§ **What is needed**: Reproduce each line from the first in the data through the line that contains "width=1pt,minimum width=67.5pt,minimum height=64.5pt,inner" exactly; give nothing else.

—————

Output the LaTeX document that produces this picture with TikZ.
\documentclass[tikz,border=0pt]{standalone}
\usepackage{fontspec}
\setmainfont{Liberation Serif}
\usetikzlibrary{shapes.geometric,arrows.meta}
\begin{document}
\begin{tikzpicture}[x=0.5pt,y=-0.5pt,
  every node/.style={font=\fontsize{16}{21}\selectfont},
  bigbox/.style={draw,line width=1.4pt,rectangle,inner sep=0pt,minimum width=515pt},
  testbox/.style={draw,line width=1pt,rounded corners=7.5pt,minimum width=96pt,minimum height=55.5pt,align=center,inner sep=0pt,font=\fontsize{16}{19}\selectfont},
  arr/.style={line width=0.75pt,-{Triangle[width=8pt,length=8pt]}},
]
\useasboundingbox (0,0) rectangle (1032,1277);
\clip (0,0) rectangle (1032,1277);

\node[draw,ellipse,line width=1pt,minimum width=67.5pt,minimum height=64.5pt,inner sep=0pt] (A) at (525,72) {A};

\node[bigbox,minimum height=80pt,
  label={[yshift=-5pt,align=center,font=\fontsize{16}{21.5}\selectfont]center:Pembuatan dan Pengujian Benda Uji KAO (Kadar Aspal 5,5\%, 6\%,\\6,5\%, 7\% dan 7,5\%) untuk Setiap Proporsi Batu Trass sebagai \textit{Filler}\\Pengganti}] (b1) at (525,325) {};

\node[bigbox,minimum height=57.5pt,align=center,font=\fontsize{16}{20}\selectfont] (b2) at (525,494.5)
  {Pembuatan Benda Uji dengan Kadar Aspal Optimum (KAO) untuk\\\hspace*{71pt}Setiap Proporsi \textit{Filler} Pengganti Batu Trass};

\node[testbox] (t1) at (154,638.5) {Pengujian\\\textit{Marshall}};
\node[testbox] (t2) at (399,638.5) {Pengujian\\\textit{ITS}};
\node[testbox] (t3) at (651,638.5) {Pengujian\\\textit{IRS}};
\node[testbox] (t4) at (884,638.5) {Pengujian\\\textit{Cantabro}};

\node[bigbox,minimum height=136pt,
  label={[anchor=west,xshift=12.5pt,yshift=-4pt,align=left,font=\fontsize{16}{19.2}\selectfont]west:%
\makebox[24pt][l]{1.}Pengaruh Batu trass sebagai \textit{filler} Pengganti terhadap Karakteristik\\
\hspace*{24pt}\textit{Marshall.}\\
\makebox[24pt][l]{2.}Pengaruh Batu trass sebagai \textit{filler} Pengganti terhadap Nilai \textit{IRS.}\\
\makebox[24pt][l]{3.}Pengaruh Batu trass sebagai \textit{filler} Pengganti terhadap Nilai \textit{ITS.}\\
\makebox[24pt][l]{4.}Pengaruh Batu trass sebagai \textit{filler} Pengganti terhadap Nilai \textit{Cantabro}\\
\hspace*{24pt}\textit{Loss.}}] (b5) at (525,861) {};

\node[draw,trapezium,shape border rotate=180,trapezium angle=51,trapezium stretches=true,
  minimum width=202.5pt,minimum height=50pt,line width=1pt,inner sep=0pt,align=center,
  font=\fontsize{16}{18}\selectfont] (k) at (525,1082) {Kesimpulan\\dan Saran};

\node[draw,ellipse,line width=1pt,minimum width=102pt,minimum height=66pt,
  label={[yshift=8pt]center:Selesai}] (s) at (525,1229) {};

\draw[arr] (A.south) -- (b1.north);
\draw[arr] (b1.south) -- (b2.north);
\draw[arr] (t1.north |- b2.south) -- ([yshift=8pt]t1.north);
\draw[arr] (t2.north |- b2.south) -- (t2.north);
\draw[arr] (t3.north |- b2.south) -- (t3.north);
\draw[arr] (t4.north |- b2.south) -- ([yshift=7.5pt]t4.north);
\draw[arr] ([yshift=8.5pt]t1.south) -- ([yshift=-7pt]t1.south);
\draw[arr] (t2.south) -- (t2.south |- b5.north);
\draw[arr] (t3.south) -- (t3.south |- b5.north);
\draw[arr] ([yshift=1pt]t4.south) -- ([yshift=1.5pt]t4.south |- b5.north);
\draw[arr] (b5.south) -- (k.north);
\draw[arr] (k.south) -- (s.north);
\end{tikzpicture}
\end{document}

—————

§ **Answer to this task**:
Output the LaTeX document that produces this picture with TikZ.
\documentclass[tikz,border=0pt]{standalone}
\usepackage{fontspec}
\setmainfont{Liberation Serif}
\usetikzlibrary{shapes.geometric,arrows.meta}
\begin{document}
\begin{tikzpicture}[x=0.5pt,y=-0.5pt,
  every node/.style={font=\fontsize{16}{21}\selectfont},
  bigbox/.style={draw,line width=1.4pt,rectangle,inner sep=0pt,minimum width=515pt},
  testbox/.style={draw,line width=1pt,rounded corners=7.5pt,minimum width=96pt,minimum height=55.5pt,align=center,inner sep=0pt,font=\fontsize{16}{19}\selectfont},
  arr/.style={line width=0.75pt,-{Triangle[width=8pt,length=8pt]}},
]
\useasboundingbox (0,0) rectangle (1032,1277);
\clip (0,0) rectangle (1032,1277);

\node[draw,ellipse,line width=1pt,minimum width=67.5pt,minimum height=64.5pt,inner sep=0pt] (A) at (525,72) {A};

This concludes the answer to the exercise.